Cela est surprenant, puisqu'on ne vend pas ou peu de vins de la Virginie au Québec, mais cet État est le cinquième producteur du pays et son industrie est en pleine croissance (+ 34 % entre 2010 et 2016), et l'oenotourisme s'y porte encore mieux. On compte plus de 250 vignobles dont la majorité sont ouverts au public, y compris celui de Jefferson, celui-là même que le président américain avait initié avec un expert italien, Philip Mazzei. Sans grand succès, il faut le dire.

Or, le vignoble n'a maintenant plus de Jefferson que le nom, propriété depuis 35 ans d'une famille à cheval entre l'Europe et l'Amérique qui a entrepris d'accomplir le rêve de Jefferson et de Mazzei.

On y produit bien sûr du viognier, le cépage emblématique de l'État, mais aussi du cabernet, du merlot et du petit verdot. Rien de renversant, mais l'endroit est fort joli et à quelques kilomètres de Monticello: on y fera un bel arrêt après la visite du site historique. C'est aussi l'occasion rêvée de goûter aux vins de la Virginie, quasi introuvables en dehors de l'État.

Dégustation: 12 $US

Y aller

L'aéroport de Charlottesville n'est pas desservi par des vols directs depuis Montréal, mais Washington l'est.

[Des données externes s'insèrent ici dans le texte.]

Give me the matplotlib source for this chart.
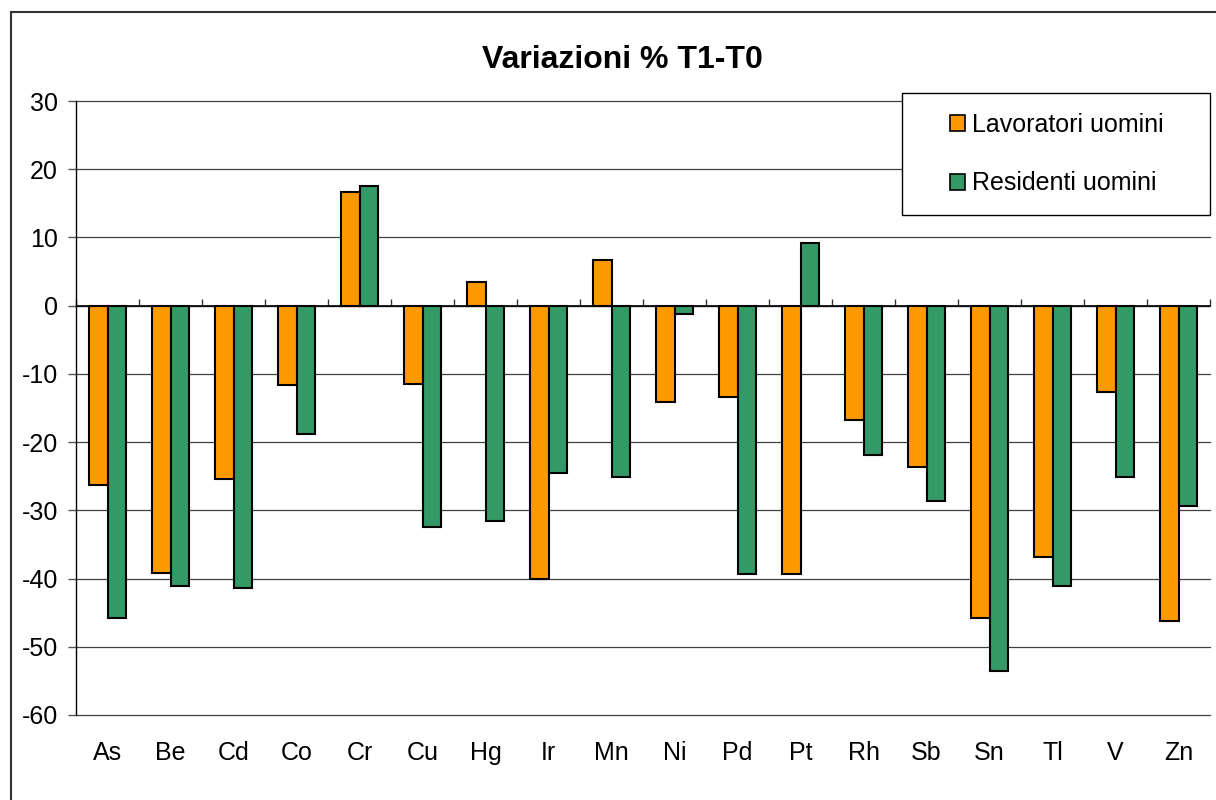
import numpy as np
import matplotlib
matplotlib.use("Agg")
import matplotlib.pyplot as plt
from matplotlib.patches import Rectangle, Patch

plt.rcParams['font.family'] = ['Liberation Sans', 'DejaVu Sans']
plt.rcParams['axes.unicode_minus'] = False

elementi = ["As", "Be", "Cd", "Co", "Cr", "Cu", "Hg", "Ir", "Mn",
            "Ni", "Pd", "Pt", "Rh", "Sb", "Sn", "Tl", "V", "Zn"]
lavoratori = [-26.3, -39.2, -25.4, -11.7, 16.6, -11.5, 3.4, -40.0, 6.7,
              -14.1, -13.4, -39.4, -16.7, -23.6, -45.8, -36.8, -12.7, -46.2]
residenti = [-45.8, -41.1, -41.4, -18.8, 17.5, -32.4, -31.6, -24.6, -25.1,
             -1.2, -39.4, 9.2, -21.9, -28.6, -53.5, -41.1, -25.1, -29.3]
yticks = [30, 20, 10, 0, -10, -20, -30, -40, -50, -60]

col_lav = "#FF9900"
col_res = "#339966"

fig = plt.figure(figsize=(12.16, 8.0), dpi=100)
ax = fig.add_axes([76/1216, 1-715/800, (1210-76)/1216, (715-101)/800])

x = np.arange(len(elementi))
w = 0.29
ax.bar(x - w/2, lavoratori, w, color=col_lav, edgecolor="black", linewidth=1.5, zorder=3)
ax.bar(x + w/2, residenti, w, color=col_res, edgecolor="black", linewidth=1.5, zorder=3)

ax.set_xlim(-0.5, len(elementi) - 0.5)
ax.set_ylim(-60, 30)
ax.set_yticks(yticks)
ax.yaxis.grid(True, color="#404040", linewidth=0.9)
for gl in ax.get_ygridlines():
    gl.set_clip_on(False)
ax.set_axisbelow(True)

for s in ["top", "right", "bottom"]:
    ax.spines[s].set_visible(False)
ax.spines["left"].set_color("black")
ax.spines["left"].set_linewidth(1.0)

ax.set_xticks(x)
ax.set_xticklabels(elementi)
ax.tick_params(axis="x", length=0, pad=19, labelsize=18)
ax.tick_params(axis="y", length=6, width=1.0, color="#555555", pad=7, labelsize=18)

# category axis line at zero, tick marks between categories
ax.axhline(0, color="black", linewidth=1.2, zorder=4)
sec = ax.secondary_xaxis((0 - (-60)) / 90)
sec.spines["bottom"].set_visible(False)
sec.set_xticks(np.arange(len(elementi) + 1) - 0.5)
sec.set_xticklabels([])
sec.tick_params(axis="x", direction="out", length=5, width=1.0, color="#333333")

fig.text(0.512, 1 - 60/800, "Variazioni % T1-T0", ha="center", va="center",
         fontsize=23, fontweight="bold")

# legend frame and entries
fig.patches.append(Rectangle((902/1216, 1-215/800), (1210-902)/1216, (215-93)/800,
                             transform=fig.transFigure, facecolor="white",
                             edgecolor="black", linewidth=1.0, zorder=5))
handles = [Patch(facecolor=col_lav, edgecolor="black", linewidth=1.2),
           Patch(facecolor=col_res, edgecolor="black", linewidth=1.2)]
leg = fig.legend(handles, ["Lavoratori uomini", "Residenti uomini"],
                 loc="center left", bbox_to_anchor=(950/1216, 1-154/800),
                 frameon=False, fontsize=18, handlelength=0.6, handleheight=0.6,
                 handletextpad=0.3, labelspacing=1.4, borderpad=0, borderaxespad=0)
leg.set_zorder(6)

# outer chart border
fig.patches.append(Rectangle((11/1216, -0.1), 1.2, 1.1 - 12/800,
                             transform=fig.transFigure, facecolor="none",
                             edgecolor="#333333", linewidth=1.5))

fig.savefig("out.png", dpi=100)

On peut, de là, louer une voiture pour y faire une escapade, visitant au passage le magnifique parc de Shenandoah. Autrement, on peut également s'y arrêter au gré d'un voyage vers les plages de la Virginie, un petit détour qu'on ne regrette pas.

Photo François Roy, La Presse

Le vignoble Jefferson propose des dégustations tous les jours. On prendra plaisir à se prélasser sur la terrasse ensuite.